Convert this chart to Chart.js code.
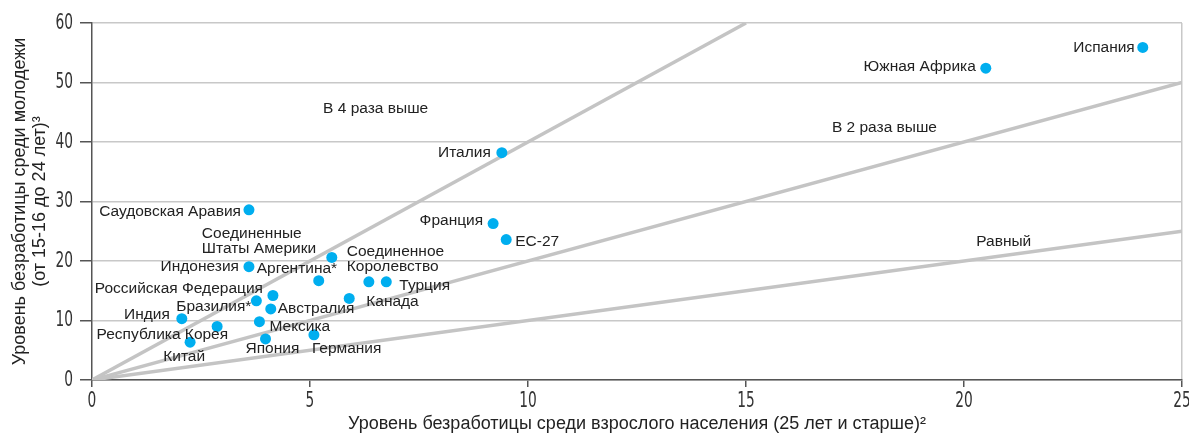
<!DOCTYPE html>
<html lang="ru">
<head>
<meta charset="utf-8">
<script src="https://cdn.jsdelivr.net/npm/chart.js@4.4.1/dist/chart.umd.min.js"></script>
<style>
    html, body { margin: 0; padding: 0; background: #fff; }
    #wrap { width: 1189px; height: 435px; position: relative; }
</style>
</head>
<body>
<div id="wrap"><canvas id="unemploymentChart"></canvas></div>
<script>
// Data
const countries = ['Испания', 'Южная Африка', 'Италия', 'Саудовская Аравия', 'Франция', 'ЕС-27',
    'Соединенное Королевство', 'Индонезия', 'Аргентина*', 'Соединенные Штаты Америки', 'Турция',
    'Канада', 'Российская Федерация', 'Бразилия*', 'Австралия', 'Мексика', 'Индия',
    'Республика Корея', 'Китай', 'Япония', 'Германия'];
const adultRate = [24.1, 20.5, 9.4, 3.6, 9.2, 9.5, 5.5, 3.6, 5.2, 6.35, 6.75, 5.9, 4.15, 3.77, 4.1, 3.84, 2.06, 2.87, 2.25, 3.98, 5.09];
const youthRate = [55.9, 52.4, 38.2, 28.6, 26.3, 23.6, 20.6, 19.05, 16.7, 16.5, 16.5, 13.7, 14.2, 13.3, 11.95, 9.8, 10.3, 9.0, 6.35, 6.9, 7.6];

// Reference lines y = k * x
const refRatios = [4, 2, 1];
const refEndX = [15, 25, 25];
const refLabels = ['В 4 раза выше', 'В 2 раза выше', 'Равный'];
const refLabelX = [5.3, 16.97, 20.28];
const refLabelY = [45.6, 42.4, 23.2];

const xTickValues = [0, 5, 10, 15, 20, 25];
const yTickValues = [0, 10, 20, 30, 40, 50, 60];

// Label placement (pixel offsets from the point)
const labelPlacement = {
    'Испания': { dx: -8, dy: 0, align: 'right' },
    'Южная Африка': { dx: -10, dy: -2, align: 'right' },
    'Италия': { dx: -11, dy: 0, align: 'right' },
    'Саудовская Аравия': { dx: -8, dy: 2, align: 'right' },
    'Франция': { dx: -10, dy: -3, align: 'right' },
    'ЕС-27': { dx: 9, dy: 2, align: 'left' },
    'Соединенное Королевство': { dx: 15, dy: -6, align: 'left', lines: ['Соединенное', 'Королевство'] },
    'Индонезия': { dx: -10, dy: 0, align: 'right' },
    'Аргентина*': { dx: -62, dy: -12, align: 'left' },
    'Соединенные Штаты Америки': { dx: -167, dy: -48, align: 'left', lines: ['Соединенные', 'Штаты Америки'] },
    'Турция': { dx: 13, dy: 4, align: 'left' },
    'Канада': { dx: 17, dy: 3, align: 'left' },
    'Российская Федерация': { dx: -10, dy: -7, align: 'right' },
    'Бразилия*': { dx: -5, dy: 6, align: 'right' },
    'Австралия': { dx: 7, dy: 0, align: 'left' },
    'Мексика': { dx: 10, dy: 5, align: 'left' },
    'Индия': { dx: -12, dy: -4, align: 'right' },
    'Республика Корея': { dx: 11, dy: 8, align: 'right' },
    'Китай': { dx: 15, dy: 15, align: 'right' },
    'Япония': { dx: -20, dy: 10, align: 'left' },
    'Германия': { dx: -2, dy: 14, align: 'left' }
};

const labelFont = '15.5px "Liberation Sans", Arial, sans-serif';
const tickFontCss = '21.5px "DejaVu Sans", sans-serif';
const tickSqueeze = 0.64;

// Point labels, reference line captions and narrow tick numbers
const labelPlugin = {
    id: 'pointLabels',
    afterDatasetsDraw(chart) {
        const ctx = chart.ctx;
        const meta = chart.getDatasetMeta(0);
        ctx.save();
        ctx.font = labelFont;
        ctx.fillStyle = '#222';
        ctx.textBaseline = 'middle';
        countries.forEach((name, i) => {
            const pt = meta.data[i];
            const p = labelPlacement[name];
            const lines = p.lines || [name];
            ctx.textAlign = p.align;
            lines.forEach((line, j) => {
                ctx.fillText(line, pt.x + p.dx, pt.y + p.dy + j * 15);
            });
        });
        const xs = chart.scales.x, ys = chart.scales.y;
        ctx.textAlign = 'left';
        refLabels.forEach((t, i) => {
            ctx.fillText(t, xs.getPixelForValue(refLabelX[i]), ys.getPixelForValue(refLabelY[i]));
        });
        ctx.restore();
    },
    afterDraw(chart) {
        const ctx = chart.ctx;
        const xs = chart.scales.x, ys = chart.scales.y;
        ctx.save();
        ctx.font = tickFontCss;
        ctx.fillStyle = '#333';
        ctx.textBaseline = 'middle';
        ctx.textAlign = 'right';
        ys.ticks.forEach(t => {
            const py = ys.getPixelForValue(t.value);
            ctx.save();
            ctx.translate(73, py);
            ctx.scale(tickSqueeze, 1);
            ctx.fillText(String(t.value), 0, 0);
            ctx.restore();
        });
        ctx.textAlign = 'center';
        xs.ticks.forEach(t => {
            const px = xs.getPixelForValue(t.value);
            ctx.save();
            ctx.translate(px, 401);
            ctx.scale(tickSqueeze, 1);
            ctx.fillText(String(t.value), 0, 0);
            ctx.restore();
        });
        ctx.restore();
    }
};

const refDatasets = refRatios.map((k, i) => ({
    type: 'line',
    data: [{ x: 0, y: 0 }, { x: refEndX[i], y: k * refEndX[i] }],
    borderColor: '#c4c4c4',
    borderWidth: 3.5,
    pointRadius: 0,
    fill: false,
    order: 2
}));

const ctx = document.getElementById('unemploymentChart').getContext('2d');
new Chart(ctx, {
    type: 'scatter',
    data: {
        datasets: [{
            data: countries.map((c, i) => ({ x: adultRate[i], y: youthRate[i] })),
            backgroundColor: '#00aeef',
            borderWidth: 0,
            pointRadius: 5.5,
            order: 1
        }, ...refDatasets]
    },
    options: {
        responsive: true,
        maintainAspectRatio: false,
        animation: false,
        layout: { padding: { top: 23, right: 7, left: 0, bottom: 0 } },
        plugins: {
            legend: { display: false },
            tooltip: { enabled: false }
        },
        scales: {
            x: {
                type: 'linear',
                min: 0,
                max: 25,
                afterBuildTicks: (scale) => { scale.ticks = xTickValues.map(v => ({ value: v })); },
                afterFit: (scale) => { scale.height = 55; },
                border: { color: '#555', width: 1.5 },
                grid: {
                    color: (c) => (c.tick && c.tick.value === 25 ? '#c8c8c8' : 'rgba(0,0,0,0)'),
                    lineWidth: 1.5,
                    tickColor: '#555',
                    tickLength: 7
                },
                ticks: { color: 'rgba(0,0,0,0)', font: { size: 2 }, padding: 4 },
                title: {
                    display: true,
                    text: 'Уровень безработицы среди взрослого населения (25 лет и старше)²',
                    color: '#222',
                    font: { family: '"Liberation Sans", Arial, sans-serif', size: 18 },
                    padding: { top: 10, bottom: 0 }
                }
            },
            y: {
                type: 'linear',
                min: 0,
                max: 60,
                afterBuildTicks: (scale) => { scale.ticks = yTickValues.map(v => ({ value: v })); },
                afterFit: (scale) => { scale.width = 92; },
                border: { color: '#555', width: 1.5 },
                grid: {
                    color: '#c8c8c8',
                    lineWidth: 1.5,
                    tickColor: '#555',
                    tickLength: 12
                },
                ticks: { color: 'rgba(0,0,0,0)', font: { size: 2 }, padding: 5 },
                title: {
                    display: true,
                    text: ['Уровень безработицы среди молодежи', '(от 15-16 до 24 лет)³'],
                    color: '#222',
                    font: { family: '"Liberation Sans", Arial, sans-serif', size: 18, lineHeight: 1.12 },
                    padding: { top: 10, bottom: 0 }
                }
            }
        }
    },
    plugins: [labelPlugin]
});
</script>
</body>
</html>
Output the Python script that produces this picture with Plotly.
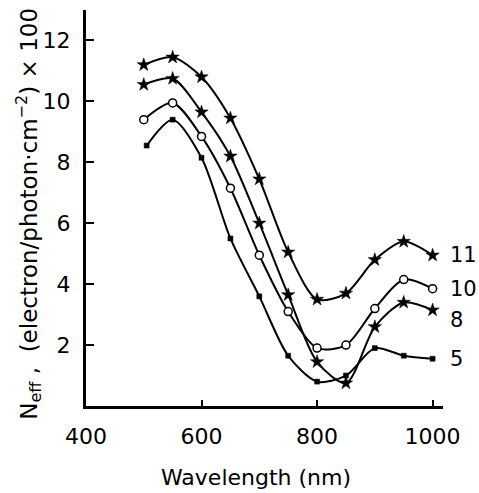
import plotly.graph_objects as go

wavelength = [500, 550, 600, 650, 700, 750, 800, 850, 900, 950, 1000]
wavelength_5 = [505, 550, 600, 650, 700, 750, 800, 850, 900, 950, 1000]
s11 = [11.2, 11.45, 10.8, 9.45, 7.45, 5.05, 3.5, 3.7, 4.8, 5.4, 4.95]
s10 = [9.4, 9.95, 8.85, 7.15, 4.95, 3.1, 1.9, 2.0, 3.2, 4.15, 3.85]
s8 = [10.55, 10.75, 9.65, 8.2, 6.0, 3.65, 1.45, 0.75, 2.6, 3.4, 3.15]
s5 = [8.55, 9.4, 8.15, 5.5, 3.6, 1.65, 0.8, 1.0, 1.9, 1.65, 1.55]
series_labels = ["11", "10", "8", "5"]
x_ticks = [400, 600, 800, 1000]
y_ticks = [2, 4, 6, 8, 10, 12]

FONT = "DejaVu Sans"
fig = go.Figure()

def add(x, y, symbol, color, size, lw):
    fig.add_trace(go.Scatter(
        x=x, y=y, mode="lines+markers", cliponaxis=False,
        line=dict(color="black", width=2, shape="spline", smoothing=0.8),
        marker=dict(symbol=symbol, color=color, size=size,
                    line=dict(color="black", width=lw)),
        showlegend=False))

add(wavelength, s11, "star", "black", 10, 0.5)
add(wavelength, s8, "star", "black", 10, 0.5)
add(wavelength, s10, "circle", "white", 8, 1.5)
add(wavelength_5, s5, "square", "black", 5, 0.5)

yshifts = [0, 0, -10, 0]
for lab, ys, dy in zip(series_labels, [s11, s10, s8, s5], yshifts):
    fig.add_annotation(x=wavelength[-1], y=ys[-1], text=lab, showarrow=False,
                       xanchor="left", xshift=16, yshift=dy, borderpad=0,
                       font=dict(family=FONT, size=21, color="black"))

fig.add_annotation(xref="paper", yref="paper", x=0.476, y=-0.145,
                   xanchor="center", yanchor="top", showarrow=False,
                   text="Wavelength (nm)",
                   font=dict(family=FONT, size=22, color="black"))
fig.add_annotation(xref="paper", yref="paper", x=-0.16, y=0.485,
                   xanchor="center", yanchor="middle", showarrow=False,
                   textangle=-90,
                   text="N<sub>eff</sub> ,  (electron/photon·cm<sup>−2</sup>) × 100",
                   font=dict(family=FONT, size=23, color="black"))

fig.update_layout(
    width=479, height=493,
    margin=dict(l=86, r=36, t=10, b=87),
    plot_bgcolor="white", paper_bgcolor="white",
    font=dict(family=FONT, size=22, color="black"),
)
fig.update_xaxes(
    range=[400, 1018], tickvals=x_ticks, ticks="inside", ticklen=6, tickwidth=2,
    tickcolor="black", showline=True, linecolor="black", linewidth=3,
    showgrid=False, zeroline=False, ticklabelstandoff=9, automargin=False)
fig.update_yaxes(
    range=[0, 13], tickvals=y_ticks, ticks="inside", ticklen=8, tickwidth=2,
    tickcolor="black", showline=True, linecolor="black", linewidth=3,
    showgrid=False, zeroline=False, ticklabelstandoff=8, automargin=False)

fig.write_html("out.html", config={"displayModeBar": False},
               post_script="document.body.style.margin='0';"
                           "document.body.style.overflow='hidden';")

* **Required work**
Except for the pictures, write out exactly the lines from the line that contains "Output the Python" through the line that contains "import plotly.graph_objects as go", including both.

* **Completed exercise**
Output the Python script that produces this picture with Plotly.
import plotly.graph_objects as go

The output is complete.